12. braindeed said...
No-one ever considers that the 'pension pot' or other 'saving vehicle' has usually been inflated by the same fantasy notion of its 'worth', all through the bubble blowing process.
I'm all right, Jack - keep your hands off of my stash........old tune
Perhaps the owners of thise site should consider a usefull porpose for it now - the point is proven and it's like watching a slow motion crash-test.
13. quiet guy said...
@braindeed
"Perhaps the owners of thise site should consider a useful porpose for it now"
The purpose of this web site is to make money for the owner; that we find it useful is mutually convenient (for now). Nothing more.
"No-one ever considers that the 'pension pot' or other 'saving vehicle' has usually been inflated by the same fantasy notion of its 'worth'"
I assure you that this has crossed my mind many times in the last few years.
14. Rentslave said...
Good point tomwatkins - take the system into public hands, not the bankrupt companies that run it.
It wouldn't even require buying them out. Just remove their banking licence ("Part IV permission" to use the jargon from the Financial Services and Markets Act, from where these permissions derive).
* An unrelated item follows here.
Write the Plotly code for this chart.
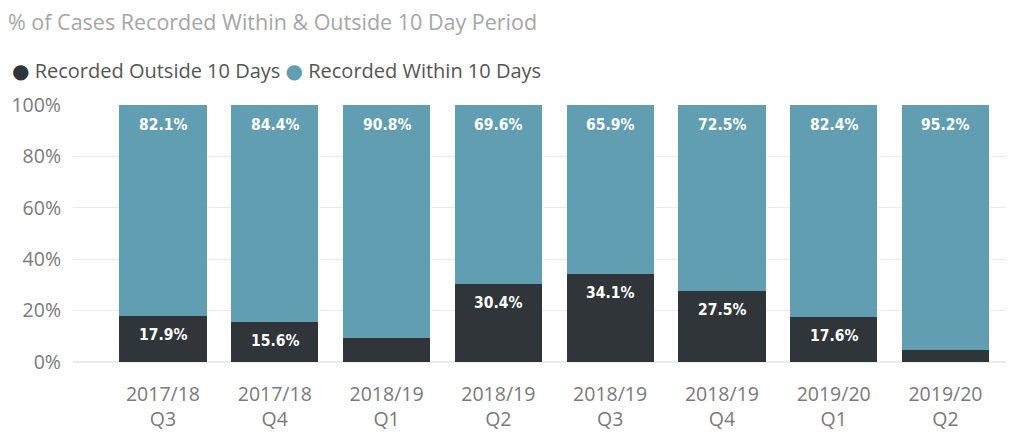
import plotly.graph_objects as go

categories = ["2017/18<br>Q3", "2017/18<br>Q4", "2018/19<br>Q1", "2018/19<br>Q2",
              "2018/19<br>Q3", "2018/19<br>Q4", "2019/20<br>Q1", "2019/20<br>Q2"]
outside = [17.9, 15.6, 9.2, 30.4, 34.1, 27.5, 17.6, 4.8]
within = [82.1, 84.4, 90.8, 69.6, 65.9, 72.5, 82.4, 95.2]
outside_labels = ["17.9%", "15.6%", "", "30.4%", "34.1%", "27.5%", "17.6%", ""]
within_labels = ["82.1%", "84.4%", "90.8%", "69.6%", "65.9%", "72.5%", "82.4%", "95.2%"]
series_names = ["Recorded Outside 10 Days", "Recorded Within 10 Days"]

DARK = "#2F3538"
TEAL = "#629EB2"
x = list(range(len(categories)))
label_font = dict(family="DejaVu Sans Condensed", size=15.5, color="white", weight="bold")

fig = go.Figure()
fig.add_trace(go.Bar(x=x, y=outside, marker_color=DARK, name=series_names[0],
                     showlegend=False, hoverinfo="skip", marker_line_width=0))
fig.add_trace(go.Bar(x=x, y=within, marker_color=TEAL, name=series_names[1],
                     showlegend=False, hoverinfo="skip", marker_line_width=0))

annotations = []
for i in x:
    if outside_labels[i]:
        annotations.append(dict(x=i, y=outside[i], xref="x", yref="y", text=outside_labels[i],
                                showarrow=False, yanchor="middle", yshift=-19, font=label_font))
    annotations.append(dict(x=i, y=outside[i] + within[i], xref="x", yref="y", text=within_labels[i],
                            showarrow=False, yanchor="middle", yshift=-20, font=label_font))

legend_text = (f"<span style='color:{DARK};font-family:DejaVu Sans'>●</span> {series_names[0]} "
               f"<span style='color:{TEAL};font-family:DejaVu Sans'>●</span> {series_names[1]}")
annotations.append(dict(text=legend_text, xref="paper", yref="paper", x=0, y=1,
                        xanchor="left", yanchor="middle", showarrow=False,
                        xshift=-63, yshift=35,
                        font=dict(family="Open Sans", size=20, color="#555555")))

fig.update_layout(
    width=1006, height=424,
    barmode="stack", bargap=0.22,
    paper_bgcolor="white", plot_bgcolor="white",
    margin=dict(l=65, r=2, t=97, b=70),
    font=dict(family="Open Sans", color="#777777"),
    title=dict(text="% of Cases Recorded Within & Outside 10 Day Period",
               font=dict(family="Open Sans", size=21.5, color="#A6A6A6"),
               xref="container", yref="container", x=0.0, y=1 - 14 / 424,
               xanchor="left", yanchor="middle"),
    showlegend=False,
    annotations=annotations,
)

fig.update_xaxes(tickmode="array", tickvals=x, ticktext=categories,
                 range=[-0.805, 7.595], showgrid=False, zeroline=False, showline=False,
                 tickfont=dict(family="Open Sans", size=19.5, color="#7A7A7A"),
                 ticks="", ticklabelstandoff=18, automargin=False)
fig.update_yaxes(range=[0, 100], tickvals=[0, 20, 40, 60, 80, 100],
                 ticktext=["0%", "20%", "40%", "60%", "80%", "100%"],
                 showgrid=True, gridcolor="#EBEBEB", gridwidth=1,
                 zeroline=True, zerolinecolor="#EBEBEB", showline=False,
                 tickfont=dict(family="Open Sans", size=19.5, color="#7A7A7A"),
                 ticks="", ticklabelstandoff=11, automargin=False)

fig.write_html("out.html")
They are well and truly bust - it's time for a little brutal honesty.
15. Whathpc said...
Brown surely has very little chance of winning any future election...one would think -- however with every problem comes opportunity. There are some very culpable people who have got us all into this absolute shambles (we obviously know who they are)..... some of them have pleaded their little apologies. However they have held onto their booty. Brown, if he has any gumption, will see that asset recovery from these people will be welcomed by the voting classes ---- action in which monies flow back into the coffers will be highly regarded and he can then show his true leadership qualities. Does he want to avoid some of the labels that he has rightly picked up ? This would be his one and only chance...
16. inflation is eating my savings said...
Don't give me that goodie good b***s**t.
>I'm all right, Jack - keep your hands off of my stash
DSOM is infinity in a grain of sand!
17. paul said...
Agreed who stole my pension. I winced when I read the other post from the article about Mervyn King's speech:
"Mervyn King said that from the early 1990s until the start of the credit crunch in 2007, monetary policy was successful in controlling inflation and maintaining economic stability."
Excuse me? Come again? Monetary policy was successful what what?
18. hpwatcher said...
Gordon Brown MUST go, King MUST go and Darling must go.